2. Whether implementation expenses for SAP-ERP amounting to Rs.5,03,37,991/- are revenue deductible or capital in nature.
3. Whether interest on income-tax refund may be netted with interest paid and treated for tax purposes in the manner adopted by the assessee.
4. Whether surplus arising on pre-payment of a sales-tax loan is capital or revenue receipt (application of section 41(1) and related authorities).
5. Whether employees' stock option scheme (ESOS) cost added in books is allowable as revenue deduction.
6. Whether depreciation remains allowable for an asset forming part of a block of assets when that asset is subsequently let out.
7. Whether year-end provisions disallowed under section 40(a)(ia) are rendered infructuous by allowance in the year of actual payment.
8. Whether administrative expenses of recognized provident/gratuity trusts can be disallowed pursuant to a condition imposed by the approving Commissioner (validity of condition vis-à-vis Schedule/Rules and section 36(1)(iv)/(v)).

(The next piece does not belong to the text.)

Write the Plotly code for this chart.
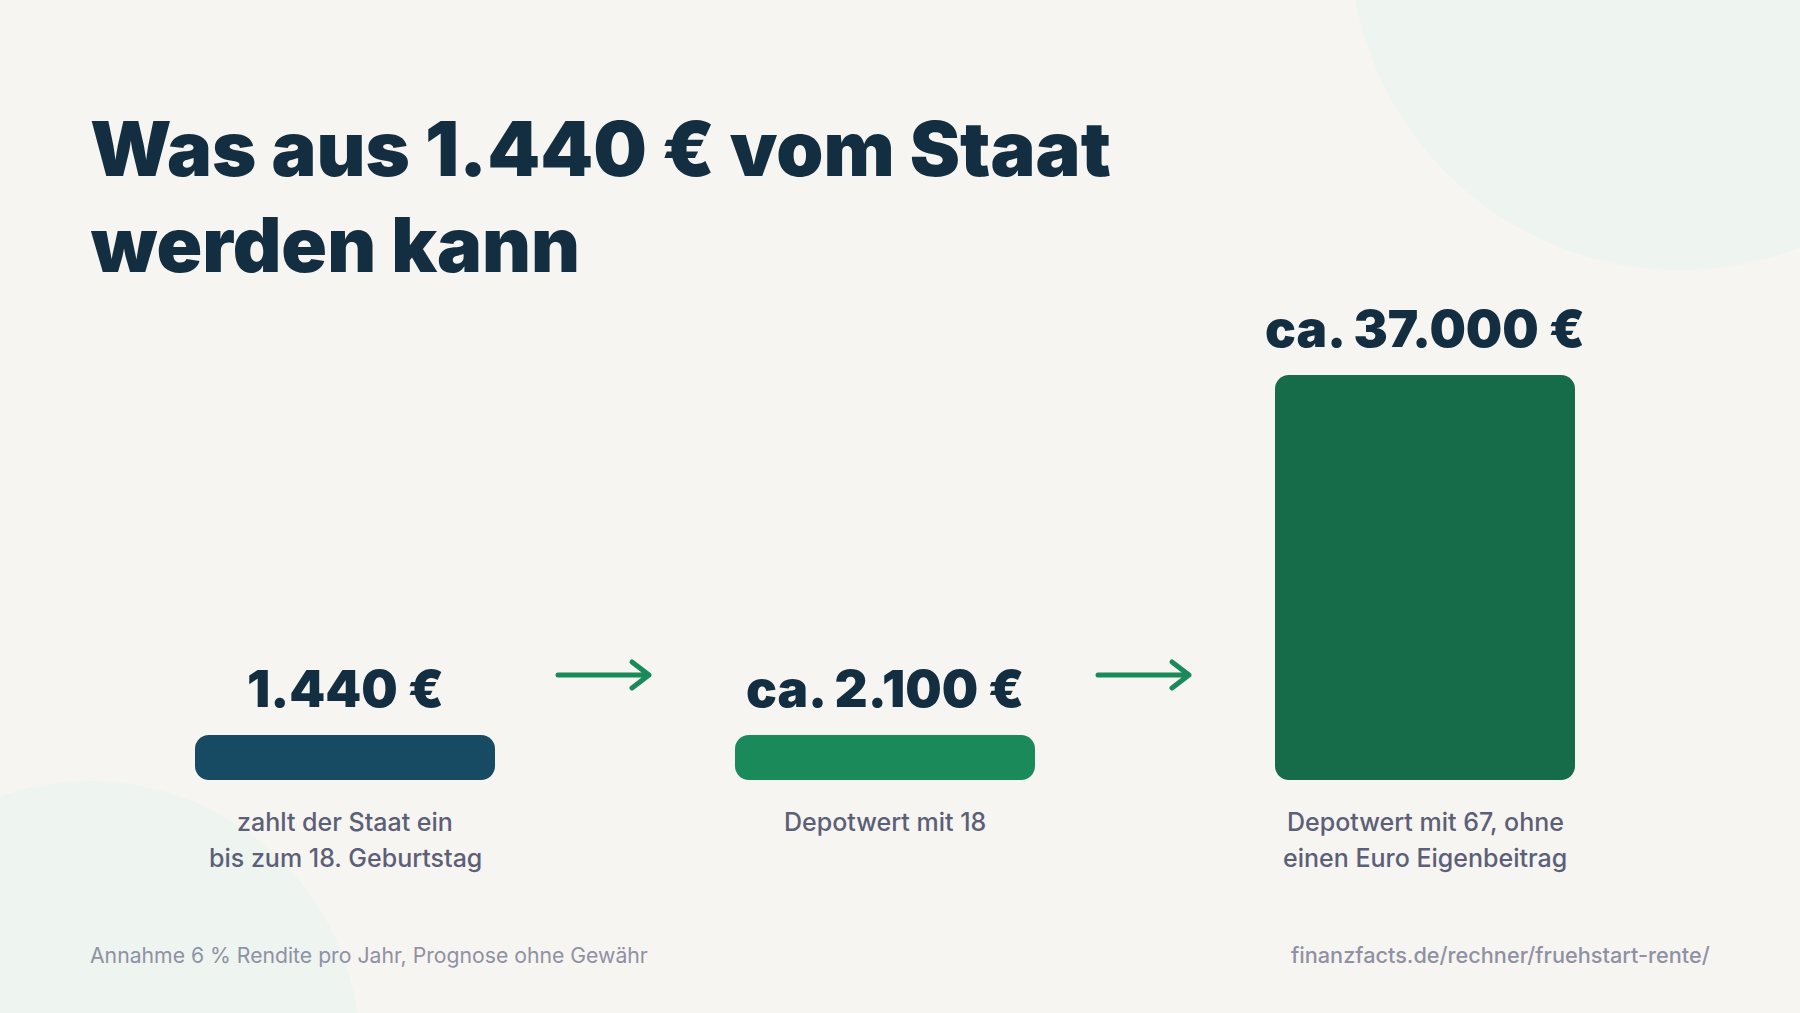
import plotly.graph_objects as go

W, H = 1800, 1013
L, R, T, B = 75, 105, 375, 233

# ---- data ----
categories = ["Staat", "Depot 18", "Depot 67"]
values = [1440, 2100, 37000]
value_labels = ["1.440 €", "ca. 2.100 €", "ca. 37.000 €"]
caption_line1 = ["zahlt der Staat ein", "Depotwert mit 18", "Depotwert mit 67, ohne"]
caption_line2 = ["bis zum 18. Geburtstag", "", "einen Euro Eigenbeitrag"]
title_lines = ["Was aus 1.440 € vom Staat", "werden kann"]
source_left = "Annahme 6 % Rendite pro Jahr, Prognose ohne Gewähr"
source_right = "finanzfacts.de/rechner/fruehstart-rente/"
# the small bars are shown at a minimum height (1/9 of the largest), as in the picture
min_drawn = max(values) / 9
drawn = [max(v, min_drawn) for v in values]

bar_colors = ["#174A63", "#1B8A5A", "#166C48"]
NAVY = "#122E40"
CAPTION = "#5B6078"
FOOT = "#8F91A4"
BG = "#F7F5F1"
BLOB = "#EEF4EF"
GREEN = "#1B8A5A"
TITLE_FONT = "Inter"
BODY_FONT = "Inter"


def px(x):
    return (x - L) / (W - L - R)


def py(y):
    return ((H - B) - y) / (H - T - B)


# an explicit base makes Plotly round all four corners of a bar
fig = go.Figure(go.Bar(x=categories, base=[0, 0, 0], y=drawn,
                       marker=dict(color=bar_colors, line_width=0, cornerradius=14),
                       width=300 / 540, hoverinfo="skip"))

shapes = []
for cx, cy, r in [(1680, -60, 330), (90, 1051, 270)]:
    shapes.append(dict(type="circle", xref="paper", yref="paper", layer="below",
                       x0=px(cx - r), x1=px(cx + r), y0=py(cy + r), y1=py(cy - r),
                       fillcolor=BLOB, line_width=0))

for x0 in (558, 1098):
    path = (f"M {px(x0)} {py(675)} L {px(x0 + 91)} {py(675)} "
            f"M {px(x0 + 74)} {py(662)} L {px(x0 + 91)} {py(675)} L {px(x0 + 74)} {py(688)}")
    shapes.append(dict(type="path", xref="paper", yref="paper", path=path,
                       fillcolor="rgba(0,0,0,0)", line=dict(color=GREEN, width=5)))

ann = []
for line, baseline in zip(title_lines, (177, 273)):
    ann.append(dict(xref="paper", yref="paper", x=px(88.5), y=py(baseline + 18), xanchor="left", yanchor="bottom",
                    align="left", showarrow=False, text=line, borderpad=0,
                    font=dict(family=TITLE_FONT, size=75.5, color=NAVY, weight=900)))
for cat, d, lab, c1, c2 in zip(categories, drawn, value_labels, caption_line1, caption_line2):
    ann.append(dict(x=cat, y=d, xref="x", yref="y", yanchor="bottom", yshift=14, showarrow=False,
                    text=lab, font=dict(family=TITLE_FONT, size=51.3, color=NAVY, weight=900)))
    for line, shift in ((c1, -24.5), (c2, -60.5)):
        if line:
            ann.append(dict(x=cat, y=0, xref="x", yref="y", yanchor="top", yshift=shift, showarrow=False,
                            text=line, font=dict(family=BODY_FONT, size=25, color=CAPTION, weight=500)))
ann.append(dict(xref="paper", yref="paper", x=px(88), y=py(955), xanchor="left", yanchor="middle",
                showarrow=False, text=source_left, font=dict(family=BODY_FONT, size=21.2, color=FOOT)))
ann.append(dict(xref="paper", yref="paper", x=px(1712), y=py(955), xanchor="right", yanchor="middle",
                showarrow=False, text=source_right, font=dict(family=BODY_FONT, size=21.7, color=FOOT, weight=500)))

fig.update_layout(
    width=W, height=H, autosize=False, paper_bgcolor=BG, plot_bgcolor="rgba(0,0,0,0)",
    margin=dict(l=L, r=R, t=T, b=B), showlegend=False,
    xaxis=dict(visible=False, type="category", range=[-0.5, 2.5], categoryorder="array", categoryarray=categories),
    yaxis=dict(visible=False, range=[0, 37000]),
    shapes=shapes, annotations=ann,
)
fig.write_html("out.html", config={"displayModeBar": False},
               post_script="document.body.style.margin='0';document.querySelectorAll('.shapelayer path').forEach(p=>{p.style.strokeLinecap='round';p.style.strokeLinejoin='round';});")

9. Whether other income (rental/other heads) qualifies for deduction under section 80IA; and related issues of allocation of head-office expenses and eligibility of specific rail systems for section 80IA deduction.
10. Whether bad debts written off are allowable as deduction.
11. Whether cost of acquisition/expenditure incurred while acquiring shares is allowable in computing capital gains.
12. Whether dividend received from a foreign (Egyptian) company is taxable in India for the period concerned.
13. Whether subsidy under Technology Upgradation Fund Scheme (TUF) is capital or revenue receipt.
14. Whether education cess is deductible as business expenditure or falls within section 40(a)(ii) exclusion.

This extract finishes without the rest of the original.